### Your instructions
Repeat the material exactly from its first line to the line that includes "const starPath = 'path://M0,10L20,10M5,0L15,20M15,0L5,20';". Skip pictures.

### Records to process
※ ※ ※

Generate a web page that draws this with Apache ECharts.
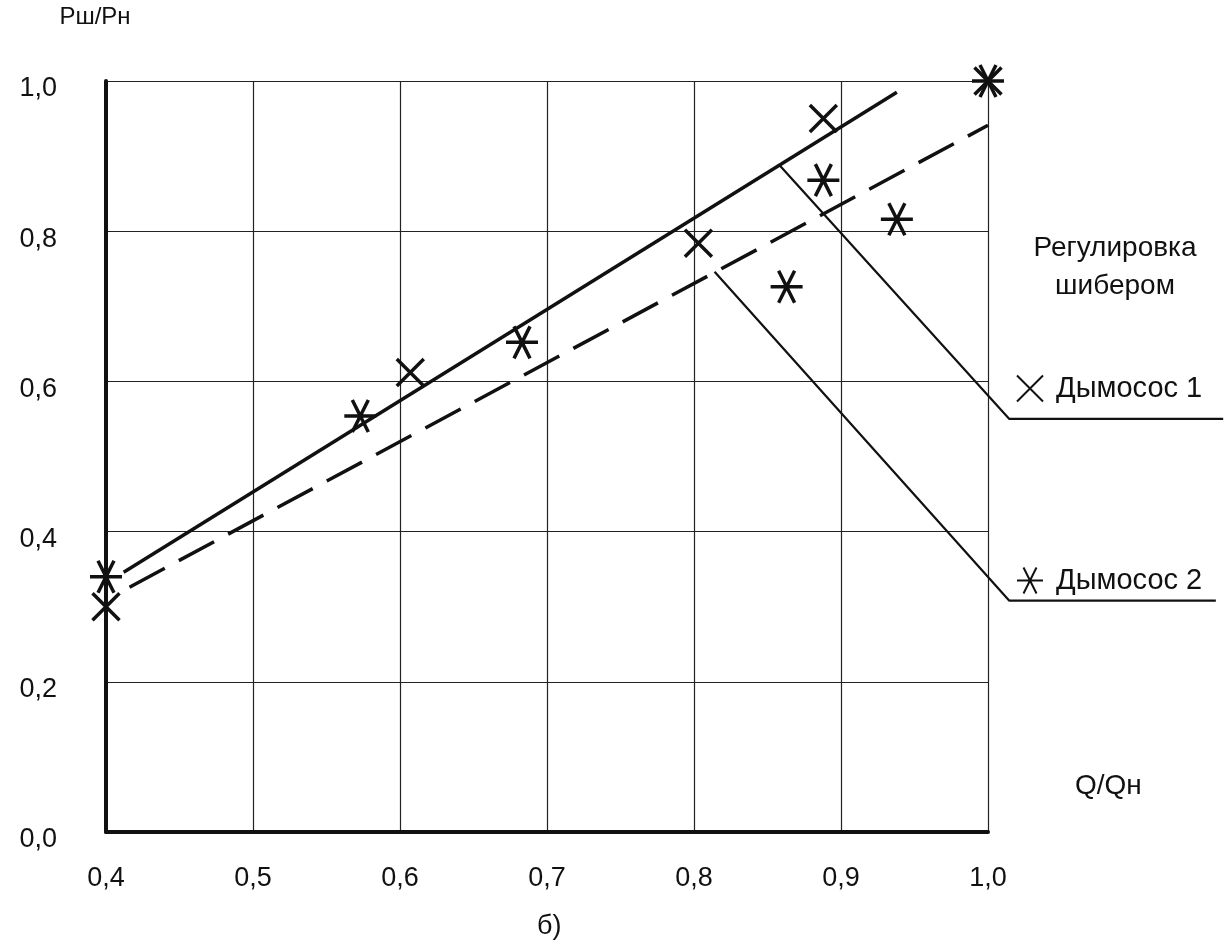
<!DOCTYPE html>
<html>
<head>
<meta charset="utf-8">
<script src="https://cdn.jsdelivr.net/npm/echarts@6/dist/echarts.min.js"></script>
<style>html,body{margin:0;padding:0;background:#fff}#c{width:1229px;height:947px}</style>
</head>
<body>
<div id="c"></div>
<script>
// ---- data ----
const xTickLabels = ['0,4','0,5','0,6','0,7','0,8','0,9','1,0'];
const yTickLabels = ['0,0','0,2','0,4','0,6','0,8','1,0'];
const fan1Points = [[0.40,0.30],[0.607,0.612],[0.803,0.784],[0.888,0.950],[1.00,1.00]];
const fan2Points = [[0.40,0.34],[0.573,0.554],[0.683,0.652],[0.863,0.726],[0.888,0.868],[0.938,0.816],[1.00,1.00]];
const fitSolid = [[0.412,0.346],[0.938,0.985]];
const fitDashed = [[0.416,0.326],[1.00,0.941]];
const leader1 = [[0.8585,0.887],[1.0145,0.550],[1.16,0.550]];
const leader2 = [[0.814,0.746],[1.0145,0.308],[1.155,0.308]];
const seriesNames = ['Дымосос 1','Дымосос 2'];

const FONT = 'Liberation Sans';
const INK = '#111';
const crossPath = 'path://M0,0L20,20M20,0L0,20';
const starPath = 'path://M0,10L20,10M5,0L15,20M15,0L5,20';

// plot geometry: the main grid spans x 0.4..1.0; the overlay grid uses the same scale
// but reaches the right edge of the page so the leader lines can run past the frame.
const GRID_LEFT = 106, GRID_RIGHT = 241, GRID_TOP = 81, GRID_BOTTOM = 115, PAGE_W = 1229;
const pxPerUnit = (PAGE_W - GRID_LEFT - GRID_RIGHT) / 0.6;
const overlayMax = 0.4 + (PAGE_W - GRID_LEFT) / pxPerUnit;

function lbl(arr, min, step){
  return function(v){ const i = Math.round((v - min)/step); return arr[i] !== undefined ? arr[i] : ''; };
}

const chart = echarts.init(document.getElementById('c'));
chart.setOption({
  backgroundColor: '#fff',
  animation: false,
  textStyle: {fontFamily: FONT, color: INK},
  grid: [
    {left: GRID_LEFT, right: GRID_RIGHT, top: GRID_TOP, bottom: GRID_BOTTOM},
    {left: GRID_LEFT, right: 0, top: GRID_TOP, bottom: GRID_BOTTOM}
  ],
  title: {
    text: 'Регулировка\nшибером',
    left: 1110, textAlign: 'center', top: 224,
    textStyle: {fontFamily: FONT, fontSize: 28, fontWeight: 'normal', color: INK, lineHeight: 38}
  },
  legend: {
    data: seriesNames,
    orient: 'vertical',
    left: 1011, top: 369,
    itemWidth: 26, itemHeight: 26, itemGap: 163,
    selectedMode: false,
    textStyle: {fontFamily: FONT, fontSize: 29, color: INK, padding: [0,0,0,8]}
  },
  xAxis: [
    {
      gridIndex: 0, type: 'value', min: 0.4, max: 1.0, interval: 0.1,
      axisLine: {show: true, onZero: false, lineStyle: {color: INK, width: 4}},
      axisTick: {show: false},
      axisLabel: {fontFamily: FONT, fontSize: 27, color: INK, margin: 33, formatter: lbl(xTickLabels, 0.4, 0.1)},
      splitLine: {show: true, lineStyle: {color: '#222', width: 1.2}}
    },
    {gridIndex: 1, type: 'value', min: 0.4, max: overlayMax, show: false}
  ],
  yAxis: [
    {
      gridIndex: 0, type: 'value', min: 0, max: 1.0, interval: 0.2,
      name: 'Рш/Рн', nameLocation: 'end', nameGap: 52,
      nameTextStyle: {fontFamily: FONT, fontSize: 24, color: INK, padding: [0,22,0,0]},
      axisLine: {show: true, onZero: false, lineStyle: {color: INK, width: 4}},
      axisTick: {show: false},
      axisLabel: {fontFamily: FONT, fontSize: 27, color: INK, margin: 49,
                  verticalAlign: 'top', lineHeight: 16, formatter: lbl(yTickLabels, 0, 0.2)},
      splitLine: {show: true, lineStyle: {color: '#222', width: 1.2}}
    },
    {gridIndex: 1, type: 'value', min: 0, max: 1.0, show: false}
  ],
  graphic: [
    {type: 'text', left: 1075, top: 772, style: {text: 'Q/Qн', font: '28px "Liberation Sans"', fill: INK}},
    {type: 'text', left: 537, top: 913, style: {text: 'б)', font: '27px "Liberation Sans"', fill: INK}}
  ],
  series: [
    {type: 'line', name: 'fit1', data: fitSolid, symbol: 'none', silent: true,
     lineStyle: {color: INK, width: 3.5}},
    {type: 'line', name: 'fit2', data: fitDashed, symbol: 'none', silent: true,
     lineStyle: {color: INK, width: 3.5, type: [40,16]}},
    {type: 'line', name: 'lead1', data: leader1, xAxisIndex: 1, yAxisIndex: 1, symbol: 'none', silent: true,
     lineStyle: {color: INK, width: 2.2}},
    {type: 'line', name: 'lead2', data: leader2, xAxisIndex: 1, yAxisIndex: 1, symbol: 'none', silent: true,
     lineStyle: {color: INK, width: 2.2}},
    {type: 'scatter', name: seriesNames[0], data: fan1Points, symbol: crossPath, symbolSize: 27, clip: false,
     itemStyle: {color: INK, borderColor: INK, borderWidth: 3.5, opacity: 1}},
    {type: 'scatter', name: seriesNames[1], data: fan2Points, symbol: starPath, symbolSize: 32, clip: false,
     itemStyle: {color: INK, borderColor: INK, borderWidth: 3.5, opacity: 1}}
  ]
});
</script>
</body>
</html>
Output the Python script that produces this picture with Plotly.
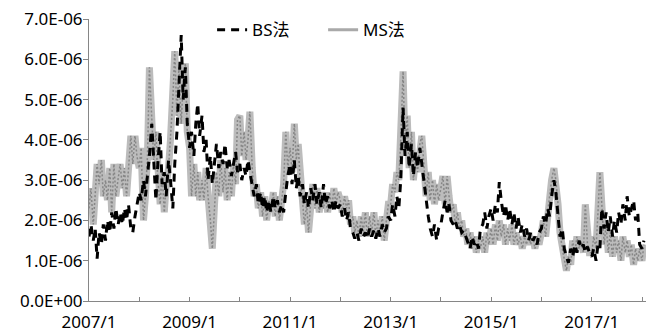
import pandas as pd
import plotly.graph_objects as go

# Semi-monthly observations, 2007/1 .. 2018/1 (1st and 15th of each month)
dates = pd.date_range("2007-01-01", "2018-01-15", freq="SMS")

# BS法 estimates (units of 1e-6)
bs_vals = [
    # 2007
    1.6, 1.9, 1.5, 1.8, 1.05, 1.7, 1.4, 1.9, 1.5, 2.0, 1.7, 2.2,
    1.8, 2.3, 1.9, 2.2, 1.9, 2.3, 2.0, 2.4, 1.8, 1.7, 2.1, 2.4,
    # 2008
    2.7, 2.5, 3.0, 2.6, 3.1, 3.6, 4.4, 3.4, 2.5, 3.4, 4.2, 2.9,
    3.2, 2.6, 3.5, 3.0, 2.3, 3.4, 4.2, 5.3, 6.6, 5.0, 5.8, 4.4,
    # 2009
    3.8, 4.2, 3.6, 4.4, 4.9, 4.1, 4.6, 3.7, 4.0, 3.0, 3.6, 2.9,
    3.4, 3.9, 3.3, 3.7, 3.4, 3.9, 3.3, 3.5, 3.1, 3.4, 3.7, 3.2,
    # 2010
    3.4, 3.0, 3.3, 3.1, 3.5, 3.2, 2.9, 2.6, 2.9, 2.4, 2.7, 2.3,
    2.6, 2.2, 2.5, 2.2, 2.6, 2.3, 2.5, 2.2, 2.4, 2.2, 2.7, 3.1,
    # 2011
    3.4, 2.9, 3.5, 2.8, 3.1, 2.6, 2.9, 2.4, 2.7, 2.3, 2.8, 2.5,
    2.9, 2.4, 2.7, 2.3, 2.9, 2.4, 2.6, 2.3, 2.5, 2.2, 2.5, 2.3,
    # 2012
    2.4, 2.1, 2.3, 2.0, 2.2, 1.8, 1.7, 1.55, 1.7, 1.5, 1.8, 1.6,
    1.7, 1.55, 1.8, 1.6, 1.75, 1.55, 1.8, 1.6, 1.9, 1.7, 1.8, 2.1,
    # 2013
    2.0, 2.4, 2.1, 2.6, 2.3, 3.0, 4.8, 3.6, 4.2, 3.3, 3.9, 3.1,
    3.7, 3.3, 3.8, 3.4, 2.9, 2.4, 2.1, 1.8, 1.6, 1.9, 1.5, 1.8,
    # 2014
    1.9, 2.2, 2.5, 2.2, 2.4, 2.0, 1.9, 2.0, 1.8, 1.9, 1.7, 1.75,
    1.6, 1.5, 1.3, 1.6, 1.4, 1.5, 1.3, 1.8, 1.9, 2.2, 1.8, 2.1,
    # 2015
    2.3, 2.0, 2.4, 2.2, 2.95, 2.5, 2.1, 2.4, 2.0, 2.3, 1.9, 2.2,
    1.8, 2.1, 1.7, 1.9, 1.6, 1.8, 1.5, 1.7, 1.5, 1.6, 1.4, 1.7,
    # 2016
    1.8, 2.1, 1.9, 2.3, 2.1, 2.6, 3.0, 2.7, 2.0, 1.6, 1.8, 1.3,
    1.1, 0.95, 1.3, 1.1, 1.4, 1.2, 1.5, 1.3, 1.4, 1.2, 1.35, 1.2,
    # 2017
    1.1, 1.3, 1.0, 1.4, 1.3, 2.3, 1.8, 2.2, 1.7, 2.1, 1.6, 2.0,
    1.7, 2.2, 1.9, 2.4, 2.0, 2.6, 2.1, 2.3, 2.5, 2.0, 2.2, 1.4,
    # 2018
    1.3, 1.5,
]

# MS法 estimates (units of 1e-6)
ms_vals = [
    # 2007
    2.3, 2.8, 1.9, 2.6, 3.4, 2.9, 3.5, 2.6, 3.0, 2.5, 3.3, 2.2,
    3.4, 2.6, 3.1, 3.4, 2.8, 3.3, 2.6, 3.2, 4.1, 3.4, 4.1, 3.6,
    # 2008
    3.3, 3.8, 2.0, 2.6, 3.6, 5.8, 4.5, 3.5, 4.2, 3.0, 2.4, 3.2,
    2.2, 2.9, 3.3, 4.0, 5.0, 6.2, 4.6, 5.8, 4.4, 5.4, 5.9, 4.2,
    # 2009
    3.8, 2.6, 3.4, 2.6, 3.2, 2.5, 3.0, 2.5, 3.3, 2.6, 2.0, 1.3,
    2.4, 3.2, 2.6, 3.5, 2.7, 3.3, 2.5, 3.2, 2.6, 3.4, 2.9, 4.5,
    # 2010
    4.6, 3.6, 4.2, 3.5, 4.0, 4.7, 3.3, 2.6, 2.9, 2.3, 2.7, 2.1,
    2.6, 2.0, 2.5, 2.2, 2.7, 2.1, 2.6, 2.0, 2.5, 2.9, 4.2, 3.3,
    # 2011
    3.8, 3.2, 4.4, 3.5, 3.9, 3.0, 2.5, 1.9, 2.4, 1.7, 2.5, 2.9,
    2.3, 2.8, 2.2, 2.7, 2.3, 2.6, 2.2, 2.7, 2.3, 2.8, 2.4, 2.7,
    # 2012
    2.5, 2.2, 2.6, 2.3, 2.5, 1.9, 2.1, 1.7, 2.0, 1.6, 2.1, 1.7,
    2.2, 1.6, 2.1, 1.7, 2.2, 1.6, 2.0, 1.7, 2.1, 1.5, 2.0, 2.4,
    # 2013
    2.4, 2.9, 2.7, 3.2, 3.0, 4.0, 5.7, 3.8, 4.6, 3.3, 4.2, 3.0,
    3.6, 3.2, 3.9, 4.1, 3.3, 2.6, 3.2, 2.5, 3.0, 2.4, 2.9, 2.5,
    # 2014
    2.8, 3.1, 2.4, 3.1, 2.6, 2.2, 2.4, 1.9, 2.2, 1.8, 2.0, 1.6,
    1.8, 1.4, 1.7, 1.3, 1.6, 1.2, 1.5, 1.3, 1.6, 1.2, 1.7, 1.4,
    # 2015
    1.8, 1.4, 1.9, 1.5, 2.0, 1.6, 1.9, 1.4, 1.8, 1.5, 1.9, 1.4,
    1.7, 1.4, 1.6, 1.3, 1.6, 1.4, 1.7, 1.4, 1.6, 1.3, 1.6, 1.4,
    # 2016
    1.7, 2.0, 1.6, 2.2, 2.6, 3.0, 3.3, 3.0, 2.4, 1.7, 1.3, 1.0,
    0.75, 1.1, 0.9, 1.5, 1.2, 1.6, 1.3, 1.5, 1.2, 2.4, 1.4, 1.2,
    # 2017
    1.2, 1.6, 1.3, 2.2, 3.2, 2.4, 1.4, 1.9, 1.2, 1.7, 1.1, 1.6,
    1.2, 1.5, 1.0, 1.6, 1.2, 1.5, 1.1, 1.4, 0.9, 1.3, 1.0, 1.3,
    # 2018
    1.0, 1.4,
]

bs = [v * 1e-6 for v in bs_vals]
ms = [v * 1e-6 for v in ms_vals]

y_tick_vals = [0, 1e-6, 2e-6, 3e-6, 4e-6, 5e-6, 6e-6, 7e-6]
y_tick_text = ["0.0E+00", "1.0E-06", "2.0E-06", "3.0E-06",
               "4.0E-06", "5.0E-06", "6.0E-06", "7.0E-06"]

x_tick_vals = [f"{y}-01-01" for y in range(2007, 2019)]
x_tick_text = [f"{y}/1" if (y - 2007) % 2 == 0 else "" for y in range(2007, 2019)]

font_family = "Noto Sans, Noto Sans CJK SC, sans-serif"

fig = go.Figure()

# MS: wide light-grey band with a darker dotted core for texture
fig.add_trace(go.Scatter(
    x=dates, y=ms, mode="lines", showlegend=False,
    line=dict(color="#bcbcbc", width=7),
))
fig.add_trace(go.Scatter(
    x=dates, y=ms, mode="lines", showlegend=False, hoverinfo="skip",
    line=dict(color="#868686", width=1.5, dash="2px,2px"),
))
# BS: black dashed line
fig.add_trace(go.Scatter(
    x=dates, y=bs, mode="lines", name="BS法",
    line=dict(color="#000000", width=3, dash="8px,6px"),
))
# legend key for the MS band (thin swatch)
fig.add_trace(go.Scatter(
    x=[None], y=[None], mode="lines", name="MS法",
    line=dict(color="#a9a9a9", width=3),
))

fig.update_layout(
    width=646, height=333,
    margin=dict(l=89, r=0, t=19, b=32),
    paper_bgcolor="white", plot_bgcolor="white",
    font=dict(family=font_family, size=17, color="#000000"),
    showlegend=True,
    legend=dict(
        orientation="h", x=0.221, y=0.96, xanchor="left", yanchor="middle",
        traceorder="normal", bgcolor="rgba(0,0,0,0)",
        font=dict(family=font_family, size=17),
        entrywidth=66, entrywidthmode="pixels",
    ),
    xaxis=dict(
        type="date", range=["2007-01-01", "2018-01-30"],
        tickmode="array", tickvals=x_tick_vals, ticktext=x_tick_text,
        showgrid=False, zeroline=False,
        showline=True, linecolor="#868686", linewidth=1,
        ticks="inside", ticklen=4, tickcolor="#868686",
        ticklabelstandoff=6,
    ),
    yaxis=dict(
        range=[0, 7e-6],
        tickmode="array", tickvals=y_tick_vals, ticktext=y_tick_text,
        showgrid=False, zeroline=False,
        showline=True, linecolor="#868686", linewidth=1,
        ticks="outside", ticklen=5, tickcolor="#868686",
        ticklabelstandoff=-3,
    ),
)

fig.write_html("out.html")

※ ※ ※

### Exercise answer
Generate a web page that draws this with Apache ECharts.
<!DOCTYPE html>
<html>
<head>
<meta charset="utf-8">
<script src="https://cdn.jsdelivr.net/npm/echarts@6/dist/echarts.min.js"></script>
<style>html,body{margin:0;padding:0;background:#fff}#c{width:1229px;height:947px}</style>
</head>
<body>
<div id="c"></div>
<script>
// ---- data ----
const xTickLabels = ['0,4','0,5','0,6','0,7','0,8','0,9','1,0'];
const yTickLabels = ['0,0','0,2','0,4','0,6','0,8','1,0'];
const fan1Points = [[0.40,0.30],[0.607,0.612],[0.803,0.784],[0.888,0.950],[1.00,1.00]];
const fan2Points = [[0.40,0.34],[0.573,0.554],[0.683,0.652],[0.863,0.726],[0.888,0.868],[0.938,0.816],[1.00,1.00]];
const fitSolid = [[0.412,0.346],[0.938,0.985]];
const fitDashed = [[0.416,0.326],[1.00,0.941]];
const leader1 = [[0.8585,0.887],[1.0145,0.550],[1.16,0.550]];
const leader2 = [[0.814,0.746],[1.0145,0.308],[1.155,0.308]];
const seriesNames = ['Дымосос 1','Дымосос 2'];

const FONT = 'Liberation Sans';
const INK = '#111';
const crossPath = 'path://M0,0L20,20M20,0L0,20';
const starPath = 'path://M0,10L20,10M5,0L15,20M15,0L5,20';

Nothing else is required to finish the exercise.